Casaubon insists that baby boomers like her are an excellent market for associations to capitalize on through walk/trot offerings. Her fellow boomers are a large demographic with the discretionary income and the time to be involved in the sport. In addition, she loves that the division allows her to be happy as an equestrienne, even when she isn’t pleased with her body’s capabilities. 

Casaubon admits that the aging process can be mentally tricky because you can work harder, and your body doesn’t always cooperate. “However, walk/trot opens the doors for people who are dealing with sickness, body changes, or anxiety,” and it still allows them to be competitive. The class offerings are becoming more extensive, more competitive, and are well-received such that “it’s not the training wheels division anymore.” 

Sabrina Seehafer: Seehafer’s story is another familiar tale of a rider that, if it weren’t for the walk/trot division, likely would not show at the breed show level. 

Upon returning to showing after a long break from the show pen, she attempted a novice amateur APHA class and realized that riding had changed dramatically from her 4-H days (nearly two decades prior). She found it challenging to help her horse maintain a lope down the rail due to her inexperience and lack of leg strength. The walk/trot division offered her the perfect opportunity to show at her level, while enjoying competing in breed shows with her sister.
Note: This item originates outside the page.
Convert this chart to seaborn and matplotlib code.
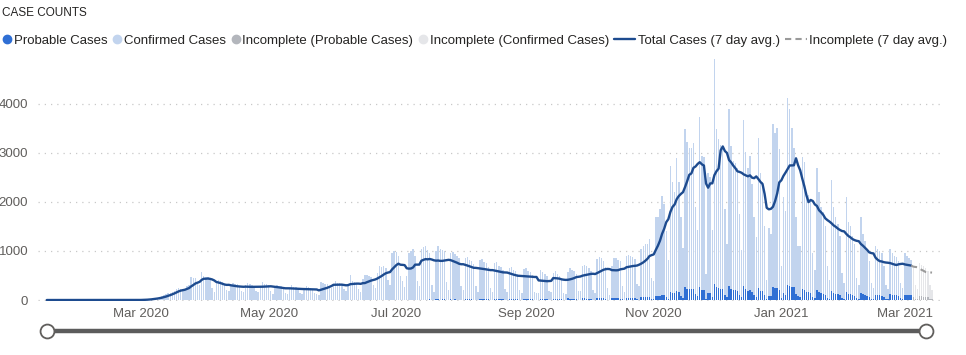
import numpy as np
import pandas as pd
import matplotlib
matplotlib.use("Agg")
import matplotlib.pyplot as plt
from matplotlib.lines import Line2D
import seaborn as sns

start_date = "2020-01-16"
incomplete_from = "2021-03-05"

# daily totals (probable + confirmed); first row Thu-Sun, then Mon-Sun weeks
total_cases = [
    0, 0, 0, 0,
    0, 0, 0, 0, 0, 0, 0,
    0, 0, 0, 0, 0, 0, 0,
    0, 0, 0, 0, 0, 0, 0,
    0, 0, 0, 0, 0, 0, 0,
    0, 0, 0, 0, 0, 0, 0,
    0, 0, 1, 1, 2, 3, 2,
    8, 12, 18, 24, 30, 40, 43,
    50, 65, 80, 100, 120, 150, 135,
    170, 190, 220, 250, 230, 210, 200,
    290, 310, 460, 440, 450, 330, 310,
    570, 480, 460, 470, 400, 250, 170,
    350, 400, 380, 360, 300, 200, 180,
    280, 350, 330, 320, 270, 180, 160,
    300, 340, 320, 310, 280, 180, 160,
    290, 360, 330, 330, 300, 190, 125,
    260, 310, 290, 280, 260, 150, 130,
    250, 300, 270, 260, 230, 140, 125,
    240, 280, 260, 250, 220, 140, 115,
    110, 370, 350, 330, 330, 260, 245,
    290, 380, 350, 340, 330, 220, 190,
    320, 510, 380, 370, 350, 220, 160,
    420, 520, 510, 480, 470, 300, 240,
    560, 700, 680, 690, 650, 400, 310,
    950, 1000, 980, 900, 500, 380, 270,
    500, 950, 1000, 1050, 900, 380, 280,
    1050, 1080, 1100, 1020, 950, 300, 170,
    1000, 1100, 1050, 1020, 1000, 360, 210,
    950, 980, 930, 900, 850, 290, 210,
    860, 880, 820, 800, 740, 280, 170,
    820, 830, 780, 750, 680, 240, 170,
    760, 780, 700, 680, 620, 220, 160,
    660, 670, 620, 600, 540, 200, 140,
    640, 650, 600, 570, 520, 170, 140,
    150, 620, 570, 540, 500, 190, 160,
    560, 600, 540, 500, 400, 140, 130,
    580, 660, 620, 600, 540, 180, 180,
    700, 720, 690, 660, 600, 200, 140,
    840, 880, 860, 800, 680, 240, 110,
    700, 860, 850, 820, 800, 290, 160,
    900, 920, 900, 880, 840, 320, 280,
    1050, 1100, 1140, 1150, 1240, 450, 380,
    1690, 1700, 1860, 2130, 1960, 1400, 810,
    2740, 2400, 2200, 2900, 2400, 1700, 1060,
    3490, 3230, 3100, 3100, 3200, 1890, 1420,
    3740, 2930, 2920, 540, 2600, 2500, 1430,
    4910, 3490, 3290, 3160, 3150, 1850, 1150,
    3900, 3150, 2840, 2790, 2700, 1760, 1030,
    3670, 3010, 2700, 2930, 2370, 1690, 1280,
    3300, 2600, 2400, 1500, 400, 1470, 1350,
    3600, 3400, 3500, 3080, 700, 2100, 1820,
    4120, 3900, 3500, 3100, 1700, 1100, 1100,
    2920, 2810, 2200, 2150, 2010, 950, 610,
    2700, 2200, 1900, 1800, 1500, 700, 400,
    2450, 1900, 1700, 1550, 1300, 550, 350,
    2100, 1600, 1500, 1300, 1150, 450, 300,
    1700, 1350, 1200, 1000, 800, 350, 250,
    1100, 1050, 1000, 950, 700, 300, 220,
    1050, 950, 900, 880, 800, 350, 250,
    950, 900, 850, 820, 650, 300, 220,
    750, 720, 700, 650, 600, 300, 200,
]

probable_cases = [
    0, 0, 0, 0,
    0, 0, 0, 0, 0, 0, 0,
    0, 0, 0, 0, 0, 0, 0,
    0, 0, 0, 0, 0, 0, 0,
    0, 0, 0, 0, 0, 0, 0,
    0, 0, 0, 0, 0, 0, 0,
    0, 0, 0, 0, 0, 0, 0,
    0, 0, 0, 0, 0, 0, 0,
    0, 0, 0, 0, 0, 0, 0,
    0, 0, 0, 0, 0, 0, 0,
    0, 0, 0, 0, 0, 0, 0,
    0, 0, 0, 0, 0, 0, 0,
    0, 0, 0, 0, 0, 0, 0,
    0, 0, 0, 0, 0, 0, 0,
    0, 0, 0, 0, 0, 0, 0,
    0, 0, 0, 0, 0, 0, 0,
    0, 0, 0, 0, 0, 0, 0,
    0, 0, 0, 0, 0, 0, 0,
    0, 0, 0, 0, 0, 0, 0,
    0, 0, 0, 0, 0, 0, 0,
    0, 0, 0, 0, 0, 0, 0,
    0, 0, 0, 0, 0, 0, 0,
    0, 0, 0, 0, 0, 0, 0,
    0, 0, 0, 0, 0, 0, 0,
    0, 0, 0, 0, 0, 0, 0,
    0, 0, 0, 0, 0, 0, 0,
    0, 0, 0, 0, 15, 10, 5,
    20, 15, 10, 12, 15, 5, 3,
    15, 10, 12, 10, 8, 5, 3,
    18, 20, 15, 12, 10, 5, 5,
    20, 25, 20, 15, 12, 6, 4,
    22, 20, 18, 15, 14, 6, 5,
    25, 22, 20, 18, 15, 8, 5,
    30, 25, 22, 20, 18, 8, 6,
    5, 30, 28, 25, 20, 8, 6,
    30, 28, 25, 22, 20, 8, 5,
    32, 30, 28, 25, 22, 8, 6,
    35, 32, 30, 28, 25, 10, 6,
    40, 38, 35, 32, 28, 10, 8,
    42, 40, 38, 35, 30, 12, 8,
    50, 45, 42, 40, 35, 15, 10,
    60, 58, 55, 60, 65, 25, 15,
    80, 75, 85, 100, 95, 60, 30,
    170, 150, 140, 180, 160, 90, 50,
    260, 230, 220, 220, 230, 120, 80,
    270, 200, 210, 30, 150, 140, 70,
    330, 260, 240, 230, 220, 110, 60,
    290, 230, 200, 200, 190, 110, 60,
    280, 220, 190, 210, 170, 110, 70,
    250, 190, 180, 110, 25, 90, 80,
    270, 240, 240, 200, 50, 140, 110,
    300, 280, 270, 260, 120, 80, 70,
    220, 210, 160, 160, 150, 60, 40,
    200, 160, 140, 130, 110, 50, 30,
    190, 150, 130, 120, 100, 40, 25,
    170, 130, 120, 100, 90, 35, 25,
    150, 120, 100, 90, 70, 30, 20,
    110, 100, 95, 90, 70, 25, 20,
    120, 110, 100, 95, 85, 35, 25,
    110, 105, 100, 95, 70, 30, 25,
    80, 75, 70, 65, 60, 30, 20,
]

month_ticks = ["2020-03-01", "2020-05-01", "2020-07-01", "2020-09-01",
               "2020-11-01", "2021-01-01", "2021-03-01"]
month_labels = ["Mar 2020", "May 2020", "Jul 2020", "Sep 2020",
                "Nov 2020", "Jan 2021", "Mar 2021"]

C_PROB = "#2f6fd4"
C_CONF = "#c2d4ee"
C_INC_PROB = "#b3b6bc"
C_INC_CONF = "#e5e6e9"
C_LINE = "#1d4b8f"
C_GREY = "#605e5c"

n = len(total_cases)
df = pd.DataFrame({
    "date": pd.date_range(start_date, periods=n, freq="D"),
    "day": np.arange(n),
    "total": total_cases,
    "probable": probable_cases,
})
df["confirmed"] = df["total"] - df["probable"]
df["avg7"] = df["total"].rolling(7, min_periods=1).mean()
cut = (pd.Timestamp(incomplete_from) - pd.Timestamp(start_date)).days
done = df[df.day < cut]
inc = df[df.day >= cut]

sns.set_style("white")
plt.rcParams["font.family"] = ["Liberation Sans", "DejaVu Sans"]

fig = plt.figure(figsize=(9.66, 3.55), dpi=100)
ax = fig.add_axes([38 / 966, 54 / 355, 902 / 966, 251 / 355])

# stacked look: total bar in light colour, probable drawn over its base
bar_kw = dict(native_scale=True, width=0.68, saturation=1, errorbar=None,
              linewidth=0, edgecolor="none", ax=ax)
sns.barplot(data=done, x="day", y="total", color=C_CONF, **bar_kw)
sns.barplot(data=done, x="day", y="probable", color=C_PROB, **bar_kw)
sns.barplot(data=inc, x="day", y="total", color=C_INC_CONF, **bar_kw)
sns.barplot(data=inc, x="day", y="probable", color=C_INC_PROB, **bar_kw)

sns.lineplot(data=df[df.day <= cut - 1], x="day", y="avg7", color=C_LINE,
             linewidth=1.7, errorbar=None, ax=ax)
sns.lineplot(data=df[df.day >= cut - 1], x="day", y="avg7", color="#9a9a9a",
             linewidth=1.5, linestyle=(0, (3, 2)), errorbar=None, ax=ax)

ax.set_xlim(-4.2, 426.8)
ax.set_ylim(-20, 5100)
ax.set_yticks([0, 1000, 2000, 3000, 4000])
tick_days = [(pd.Timestamp(d) - pd.Timestamp(start_date)).days for d in month_ticks]
ax.set_xticks(tick_days, month_labels)
ax.grid(axis="y", color="#c8c8c8", linestyle=(0, (1, 4)), linewidth=0.9)
ax.grid(axis="x", visible=False)
ax.tick_params(axis="both", length=0, labelsize=9.5, labelcolor=C_GREY)
ax.tick_params(axis="y", pad=7)
ax.tick_params(axis="x", pad=5)
ax.set_xlabel("")
ax.set_ylabel("")
sns.despine(ax=ax, left=True, bottom=True)

fig.text(2 / 966, 1 - 13 / 355, "CASE COUNTS", fontsize=8.5, va="center",
         color="#252423")

# legend: dots for bars, then line handles
def dot(c):
    return Line2D([], [], marker="o", linestyle="", markersize=6, color=c)

h1 = [dot(C_PROB), dot(C_CONF), dot(C_INC_PROB), dot(C_INC_CONF)]
l1 = ["Probable Cases", "Confirmed Cases", "Incomplete (Probable Cases)",
      "Incomplete (Confirmed Cases)"]
h2 = [Line2D([], [], color=C_LINE, linewidth=1.7),
      Line2D([], [], color="#9a9a9a", linewidth=1.5, linestyle=(0, (3, 2)))]
l2 = ["Total Cases (7 day avg.)", "Incomplete (7 day avg.)"]
leg_kw = dict(frameon=False, fontsize=9.5, handletextpad=0.2, columnspacing=0.45,
              borderpad=0, borderaxespad=0, labelcolor="#252423")
ly = 1 - 41 / 355
leg1 = fig.legend(h1, l1, loc="center left", bbox_to_anchor=(3 / 966, ly),
                  ncol=4, handlelength=0.6, **leg_kw)
fig.canvas.draw()
bb = leg1.get_window_extent()
leg2 = fig.legend(h2, l2, loc="center left",
                  bbox_to_anchor=(bb.x1 / fig.bbox.width + 5 / 966, ly),
                  ncol=2, handlelength=1.6, **leg_kw)

# range slider under the axis
ys = 1 - 331 / 355
fig.add_artist(Line2D([47 / 966, 926 / 966], [ys, ys], transform=fig.transFigure,
                      color="#5c5c5c", linewidth=3.2, solid_capstyle="butt"))
for xk in (47, 926):
    fig.add_artist(Line2D([xk / 966], [ys], transform=fig.transFigure, marker="o",
                          markersize=10, markerfacecolor="white",
                          markeredgecolor=C_GREY, markeredgewidth=1.3,
                          linestyle=""))

fig.savefig("out.png", dpi=100)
Seehafer believes the division has brought life back into local APHA clubs struggling with attendance at their shows because it opens the doors of breed shows to people who otherwise would not be capable. Many APHA walk/trot exhibitors are DIY-amateurs who maintain their horses primarily at home and take lessons to prepare for shows. Seehafer estimates around half of the division is populated by DIY-ers, which she believes is a significant credit to walk/trot and is an attraction for people looking to dip their toe in the breed show pen without investing so much money. 

Overall, Seehafer believes the division is genuinely the friendly face of the breed show. People feel welcome to compete at their level on a smaller budget, with a horse that otherwise could not show in the three-gaited classes. In addition, she says most competitors are incredibly friendly and supportive of one another because they’re just happy to be a part of the community and show the animals they love.
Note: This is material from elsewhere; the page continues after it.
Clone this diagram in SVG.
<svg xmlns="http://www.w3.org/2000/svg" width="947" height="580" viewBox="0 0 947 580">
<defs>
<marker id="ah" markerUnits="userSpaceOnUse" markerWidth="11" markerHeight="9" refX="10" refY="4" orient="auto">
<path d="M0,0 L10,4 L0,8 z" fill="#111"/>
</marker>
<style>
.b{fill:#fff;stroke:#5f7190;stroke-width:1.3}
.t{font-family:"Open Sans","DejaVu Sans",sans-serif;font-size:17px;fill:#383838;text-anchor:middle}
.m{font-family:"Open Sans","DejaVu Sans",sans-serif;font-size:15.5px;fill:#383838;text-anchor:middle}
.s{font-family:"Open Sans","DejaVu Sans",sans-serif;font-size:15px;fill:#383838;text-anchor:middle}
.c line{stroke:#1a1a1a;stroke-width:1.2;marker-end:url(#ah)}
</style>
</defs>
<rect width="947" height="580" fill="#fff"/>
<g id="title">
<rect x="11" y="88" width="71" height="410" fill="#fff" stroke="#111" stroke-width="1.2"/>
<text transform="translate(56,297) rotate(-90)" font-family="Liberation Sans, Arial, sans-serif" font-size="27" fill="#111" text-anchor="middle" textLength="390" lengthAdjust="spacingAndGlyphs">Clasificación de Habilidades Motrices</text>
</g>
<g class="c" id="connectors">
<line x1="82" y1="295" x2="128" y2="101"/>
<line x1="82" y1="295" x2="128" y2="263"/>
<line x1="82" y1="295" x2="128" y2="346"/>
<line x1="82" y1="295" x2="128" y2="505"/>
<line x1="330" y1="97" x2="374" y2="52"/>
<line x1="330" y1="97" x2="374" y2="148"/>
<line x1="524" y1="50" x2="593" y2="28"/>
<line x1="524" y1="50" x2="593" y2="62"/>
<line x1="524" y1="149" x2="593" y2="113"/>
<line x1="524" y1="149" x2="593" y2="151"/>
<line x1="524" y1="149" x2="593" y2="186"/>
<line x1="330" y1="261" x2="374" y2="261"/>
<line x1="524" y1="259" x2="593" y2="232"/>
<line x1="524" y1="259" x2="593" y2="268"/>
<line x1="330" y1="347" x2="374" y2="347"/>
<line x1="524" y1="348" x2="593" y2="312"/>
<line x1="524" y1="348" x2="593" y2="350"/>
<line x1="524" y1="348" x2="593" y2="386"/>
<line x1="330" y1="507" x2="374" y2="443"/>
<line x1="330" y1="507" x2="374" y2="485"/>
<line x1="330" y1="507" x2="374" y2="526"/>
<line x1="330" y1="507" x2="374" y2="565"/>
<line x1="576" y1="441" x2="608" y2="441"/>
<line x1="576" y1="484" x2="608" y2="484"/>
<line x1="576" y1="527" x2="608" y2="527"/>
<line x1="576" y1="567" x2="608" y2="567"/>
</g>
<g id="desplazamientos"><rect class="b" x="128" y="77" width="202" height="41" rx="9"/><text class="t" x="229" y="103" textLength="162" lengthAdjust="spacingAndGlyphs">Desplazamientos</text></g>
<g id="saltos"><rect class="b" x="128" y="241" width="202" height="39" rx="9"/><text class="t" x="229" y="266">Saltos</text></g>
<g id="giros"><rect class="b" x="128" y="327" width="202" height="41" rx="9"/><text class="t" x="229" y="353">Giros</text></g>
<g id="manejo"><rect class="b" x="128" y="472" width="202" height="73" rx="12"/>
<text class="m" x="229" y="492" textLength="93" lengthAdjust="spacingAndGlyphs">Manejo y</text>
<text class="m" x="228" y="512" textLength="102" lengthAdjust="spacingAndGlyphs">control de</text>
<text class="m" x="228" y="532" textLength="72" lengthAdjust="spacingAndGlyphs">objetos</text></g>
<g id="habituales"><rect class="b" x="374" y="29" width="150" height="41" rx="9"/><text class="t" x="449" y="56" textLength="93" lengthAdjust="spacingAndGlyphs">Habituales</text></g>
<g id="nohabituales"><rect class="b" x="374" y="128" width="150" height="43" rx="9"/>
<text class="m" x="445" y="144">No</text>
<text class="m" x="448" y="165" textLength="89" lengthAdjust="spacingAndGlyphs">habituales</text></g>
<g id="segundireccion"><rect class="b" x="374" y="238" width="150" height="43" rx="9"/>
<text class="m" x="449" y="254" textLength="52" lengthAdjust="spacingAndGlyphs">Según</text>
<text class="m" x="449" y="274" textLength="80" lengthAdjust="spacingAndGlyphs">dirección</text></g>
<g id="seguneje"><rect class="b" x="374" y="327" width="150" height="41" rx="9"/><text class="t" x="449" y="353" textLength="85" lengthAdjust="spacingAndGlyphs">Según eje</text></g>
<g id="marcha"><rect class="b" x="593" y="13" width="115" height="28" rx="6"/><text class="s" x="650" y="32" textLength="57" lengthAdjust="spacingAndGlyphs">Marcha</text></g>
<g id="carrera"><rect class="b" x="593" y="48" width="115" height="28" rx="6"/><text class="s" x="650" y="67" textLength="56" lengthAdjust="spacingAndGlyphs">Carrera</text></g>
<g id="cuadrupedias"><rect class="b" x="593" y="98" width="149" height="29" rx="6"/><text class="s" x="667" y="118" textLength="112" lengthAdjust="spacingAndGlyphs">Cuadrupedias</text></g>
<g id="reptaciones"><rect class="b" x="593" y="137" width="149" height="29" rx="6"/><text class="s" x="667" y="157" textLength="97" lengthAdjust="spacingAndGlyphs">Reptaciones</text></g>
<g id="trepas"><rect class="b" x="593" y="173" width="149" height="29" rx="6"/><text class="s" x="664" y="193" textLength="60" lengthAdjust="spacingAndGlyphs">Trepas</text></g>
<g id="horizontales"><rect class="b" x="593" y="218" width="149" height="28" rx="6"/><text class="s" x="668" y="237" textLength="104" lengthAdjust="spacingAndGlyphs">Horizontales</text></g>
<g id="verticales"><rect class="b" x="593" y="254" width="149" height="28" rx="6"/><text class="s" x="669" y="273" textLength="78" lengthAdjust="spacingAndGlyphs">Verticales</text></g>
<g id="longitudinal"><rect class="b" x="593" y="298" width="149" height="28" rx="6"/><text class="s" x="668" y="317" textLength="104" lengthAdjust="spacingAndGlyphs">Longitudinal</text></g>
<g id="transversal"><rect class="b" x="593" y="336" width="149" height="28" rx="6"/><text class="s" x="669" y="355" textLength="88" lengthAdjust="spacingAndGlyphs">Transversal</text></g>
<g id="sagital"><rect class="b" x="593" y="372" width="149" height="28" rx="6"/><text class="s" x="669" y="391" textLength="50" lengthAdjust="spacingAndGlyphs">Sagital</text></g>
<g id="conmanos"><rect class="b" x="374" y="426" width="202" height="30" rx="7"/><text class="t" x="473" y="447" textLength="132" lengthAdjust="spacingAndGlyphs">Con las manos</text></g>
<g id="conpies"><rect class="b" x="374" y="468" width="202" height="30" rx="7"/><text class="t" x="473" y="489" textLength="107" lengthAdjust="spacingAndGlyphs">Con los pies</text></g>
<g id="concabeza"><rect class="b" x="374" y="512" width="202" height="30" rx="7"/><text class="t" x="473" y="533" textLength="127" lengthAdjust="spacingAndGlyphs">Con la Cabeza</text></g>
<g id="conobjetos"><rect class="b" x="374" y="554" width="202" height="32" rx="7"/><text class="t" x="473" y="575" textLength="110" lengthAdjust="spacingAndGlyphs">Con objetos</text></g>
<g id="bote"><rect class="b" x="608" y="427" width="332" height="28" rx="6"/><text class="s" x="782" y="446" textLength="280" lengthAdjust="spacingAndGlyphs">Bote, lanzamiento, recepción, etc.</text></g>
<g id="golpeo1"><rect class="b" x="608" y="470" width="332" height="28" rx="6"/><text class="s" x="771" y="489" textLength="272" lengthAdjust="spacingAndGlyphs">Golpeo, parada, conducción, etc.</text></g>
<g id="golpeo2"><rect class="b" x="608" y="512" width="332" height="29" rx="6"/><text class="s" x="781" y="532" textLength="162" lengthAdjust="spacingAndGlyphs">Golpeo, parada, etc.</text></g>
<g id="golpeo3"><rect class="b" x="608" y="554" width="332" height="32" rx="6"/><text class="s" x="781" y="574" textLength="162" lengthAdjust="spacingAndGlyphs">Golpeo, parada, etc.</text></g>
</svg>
Ultimately, many associations have reported concerns over decreased attendance at major shows. Perhaps one of the best ways to boost show attendance is by allowing more people with differing skills, income, and experience levels to participate. Additionally, allowing horses to compete in a division that doesn’t require them to lope, adds value and longevity to animals that otherwise would not be deemed suitable contenders for top-level shows. 
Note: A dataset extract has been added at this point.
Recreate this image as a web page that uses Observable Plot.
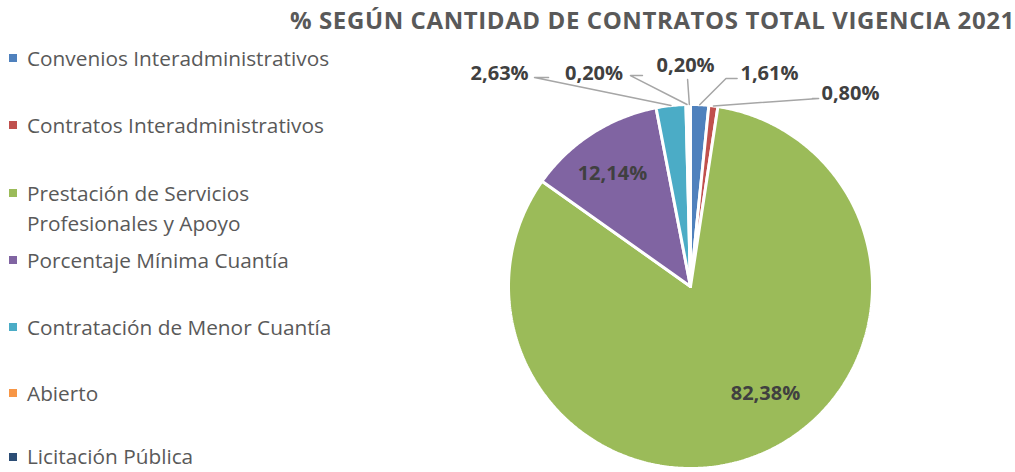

Therefore, it is no surprise that riders, trainers, and maybe even the animals themselves are loving the walk/trot offerings. This more inclusive division seems well on its way to becoming one of the most competitive and well-attended classes across breeds.

About the Author:  Megan Rechberg has been riding horses on-and-off since she was in sixth grade. She works as a full-time mom to son Jackson and daughter Sterling, part-time litigation attorney, and social media manager for up-and-coming APHA stallions.